American banker (1892–1960)

Junius Spencer Morgan III (March 15, 1892 – October 19, 1960) was an American banker and a director of the Morgan Guaranty Trust Company.

==Early life==
Junius Spencer Morgan III was born on March 15, 1892, to Jane Norton Grew and Jack Morgan (1867–1943), who was a banker and the son of J. Pierpont Morgan (1837–1913), the renowned financier. Through his mother, he was a first cousin to Henry Grew Crosby (1898–1929).

He received an A.B. from Harvard University in 1914.

==Career==
In 1914, after graduating from Harvard, he joined J.P. Morgan & Co., working there until 1917.

On September 15, 1917, he was commissioned an ensign in the United States Navy Reserve Force and was later promoted to lieutenant during the First World War. He resigned from the Navy on December 13, 1918. His naval service enabled him to become a member of the New York Commandery of the Naval Order of the United States.

On December 1, 1941, Morgan was placed on active duty, serving during World War II as he had remained in the Naval Reserve between the wars. On August 15, 1942, he was promoted to the rank of commander. He served with the Office of Strategic Services (OSS) and rose to the rank of captain by the end of the war. His brother, Commander Henry S. Morgan, also served with the OSS during the war.

==Personal life==
On June 15, 1915, he married Louise Converse (b. 1894) in Boston, Massachusetts. She was the daughter of Frederick Converse, a noted composer. Together, they had three children:

- John P. Morgan II (c. 1918–2004), who married Claire Ober (1922–2008)
- Louise Morgan, who married Raymond Skinner Clark, and later Charles R. Hook Jr. (d. 1961). Her stepson, Charles R. Hook III, committed suicide in 1975.
- Ann Morgan, who married Henry Simoneau, in 1957.

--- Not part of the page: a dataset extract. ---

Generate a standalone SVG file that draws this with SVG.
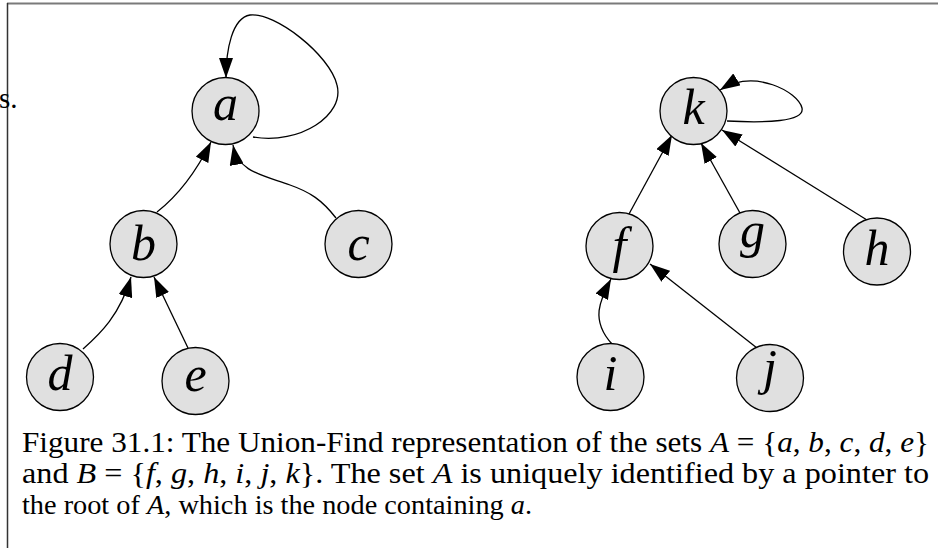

Junius Morgan died on October 19, 1960. His wife survived him and later died on December 18, 1974. They are both buried at Cedar Hill Cemetery (Hartford, Connecticut), along with his father and grandfather.

===Activities and interests===
He served as commodore of the New York Yacht Club from 1933 to 1935. Both his father and grandfather had previously served as commodore of the club.

His family's main residence was the Salutation estate, designed by architect, Roger Bullard, which is located on Dosoris Island on Long Island in Glen Cove, New York. This home was built around 1929 for Junius Morgan and his wife. The property is no longer owned by the Morgan family, but it is still in private hands and used as a residence.

This location was used to portray the Larrabee family's mansion in the movie Sabrina. The movie made extensive use of this mansion's interiors during the filming.